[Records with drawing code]
'''
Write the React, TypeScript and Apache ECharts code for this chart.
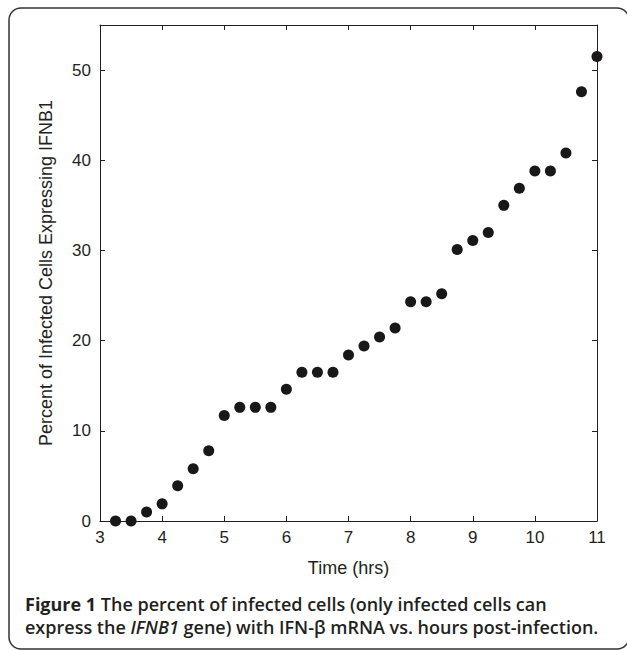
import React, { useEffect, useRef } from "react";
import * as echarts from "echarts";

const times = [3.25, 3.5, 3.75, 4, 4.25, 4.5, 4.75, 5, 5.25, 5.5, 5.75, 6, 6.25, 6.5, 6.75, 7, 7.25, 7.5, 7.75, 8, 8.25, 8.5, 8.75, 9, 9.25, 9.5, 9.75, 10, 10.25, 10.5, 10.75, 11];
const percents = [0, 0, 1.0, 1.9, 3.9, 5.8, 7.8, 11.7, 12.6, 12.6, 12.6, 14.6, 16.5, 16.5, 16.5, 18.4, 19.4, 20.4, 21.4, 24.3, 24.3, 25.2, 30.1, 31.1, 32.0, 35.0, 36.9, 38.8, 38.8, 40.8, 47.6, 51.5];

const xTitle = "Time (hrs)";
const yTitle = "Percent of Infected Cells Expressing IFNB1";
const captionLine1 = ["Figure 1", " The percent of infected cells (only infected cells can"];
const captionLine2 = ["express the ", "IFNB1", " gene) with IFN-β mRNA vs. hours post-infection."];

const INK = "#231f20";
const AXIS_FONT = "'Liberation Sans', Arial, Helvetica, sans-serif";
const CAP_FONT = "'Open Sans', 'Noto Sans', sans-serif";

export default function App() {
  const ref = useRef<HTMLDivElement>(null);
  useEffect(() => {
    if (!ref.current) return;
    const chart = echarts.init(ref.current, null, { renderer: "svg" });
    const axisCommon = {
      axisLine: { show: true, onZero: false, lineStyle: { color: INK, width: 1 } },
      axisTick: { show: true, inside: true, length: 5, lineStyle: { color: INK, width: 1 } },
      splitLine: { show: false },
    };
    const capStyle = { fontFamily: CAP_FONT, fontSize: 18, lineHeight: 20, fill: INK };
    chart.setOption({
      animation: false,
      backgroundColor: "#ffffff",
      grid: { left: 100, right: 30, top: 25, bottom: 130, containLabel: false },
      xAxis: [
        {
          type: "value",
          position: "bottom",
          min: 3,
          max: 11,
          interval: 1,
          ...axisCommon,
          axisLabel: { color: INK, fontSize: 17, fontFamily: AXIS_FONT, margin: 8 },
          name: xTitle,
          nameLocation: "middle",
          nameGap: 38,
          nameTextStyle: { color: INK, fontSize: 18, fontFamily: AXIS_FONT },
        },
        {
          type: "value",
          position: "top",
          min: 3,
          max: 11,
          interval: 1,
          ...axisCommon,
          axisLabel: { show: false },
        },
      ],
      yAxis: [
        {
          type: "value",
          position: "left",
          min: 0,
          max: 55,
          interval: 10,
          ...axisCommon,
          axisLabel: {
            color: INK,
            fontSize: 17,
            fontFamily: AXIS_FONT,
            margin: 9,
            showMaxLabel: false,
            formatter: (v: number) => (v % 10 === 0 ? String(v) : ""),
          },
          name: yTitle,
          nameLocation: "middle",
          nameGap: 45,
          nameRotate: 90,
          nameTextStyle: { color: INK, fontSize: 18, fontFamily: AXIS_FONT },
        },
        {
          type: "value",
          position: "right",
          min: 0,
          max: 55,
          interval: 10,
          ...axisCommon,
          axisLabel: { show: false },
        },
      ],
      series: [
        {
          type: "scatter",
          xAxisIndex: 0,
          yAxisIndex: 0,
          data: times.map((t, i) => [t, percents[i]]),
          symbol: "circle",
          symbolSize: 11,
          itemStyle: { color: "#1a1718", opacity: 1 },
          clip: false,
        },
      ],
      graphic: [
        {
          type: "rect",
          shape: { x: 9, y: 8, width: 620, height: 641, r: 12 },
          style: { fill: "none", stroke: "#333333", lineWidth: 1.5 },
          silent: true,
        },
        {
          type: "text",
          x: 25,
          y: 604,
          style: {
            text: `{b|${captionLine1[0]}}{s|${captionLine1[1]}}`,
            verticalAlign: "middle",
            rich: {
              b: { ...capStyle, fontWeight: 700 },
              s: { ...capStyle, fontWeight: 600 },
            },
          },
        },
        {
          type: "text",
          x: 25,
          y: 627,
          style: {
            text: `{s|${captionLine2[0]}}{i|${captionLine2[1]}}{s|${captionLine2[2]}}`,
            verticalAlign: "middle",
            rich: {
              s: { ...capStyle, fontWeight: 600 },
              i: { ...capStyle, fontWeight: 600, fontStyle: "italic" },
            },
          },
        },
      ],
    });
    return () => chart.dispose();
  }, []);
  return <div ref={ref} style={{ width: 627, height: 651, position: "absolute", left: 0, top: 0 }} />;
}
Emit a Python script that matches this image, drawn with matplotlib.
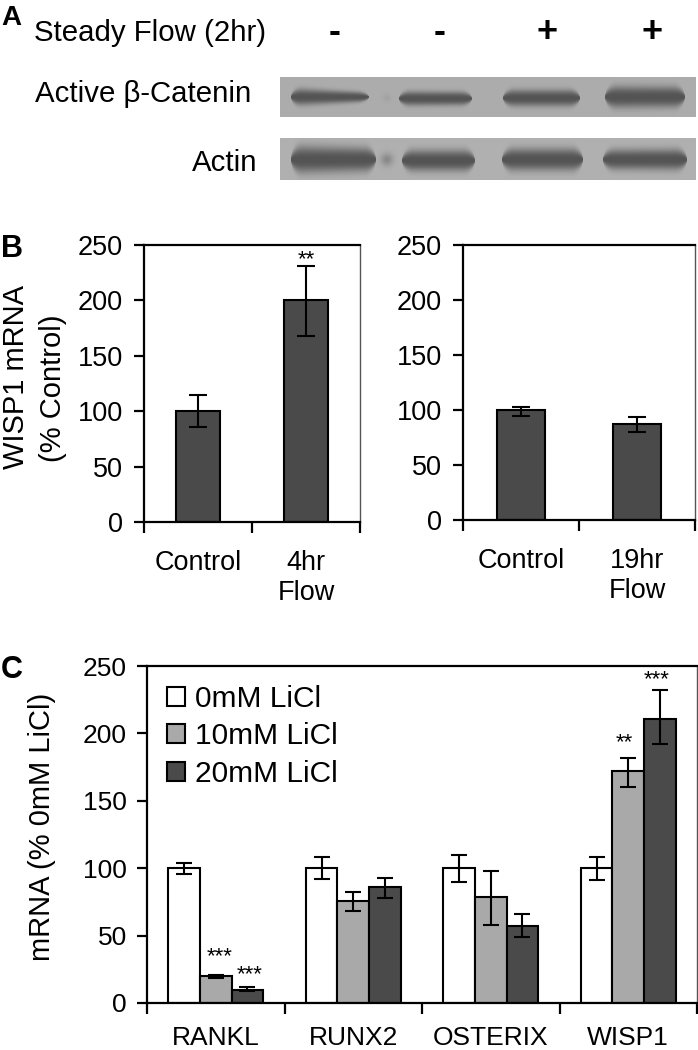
'''
**Task statement**
Copy nothing but the lines from the first one in the listing through the line with "40.8, 47.6, 51.5];", and omit the pictures.

**Exercise answer**
Write the React, TypeScript and Apache ECharts code for this chart.
import React, { useEffect, useRef } from "react";
import * as echarts from "echarts";

const times = [3.25, 3.5, 3.75, 4, 4.25, 4.5, 4.75, 5, 5.25, 5.5, 5.75, 6, 6.25, 6.5, 6.75, 7, 7.25, 7.5, 7.75, 8, 8.25, 8.5, 8.75, 9, 9.25, 9.5, 9.75, 10, 10.25, 10.5, 10.75, 11];
const percents = [0, 0, 1.0, 1.9, 3.9, 5.8, 7.8, 11.7, 12.6, 12.6, 12.6, 14.6, 16.5, 16.5, 16.5, 18.4, 19.4, 20.4, 21.4, 24.3, 24.3, 25.2, 30.1, 31.1, 32.0, 35.0, 36.9, 38.8, 38.8, 40.8, 47.6, 51.5];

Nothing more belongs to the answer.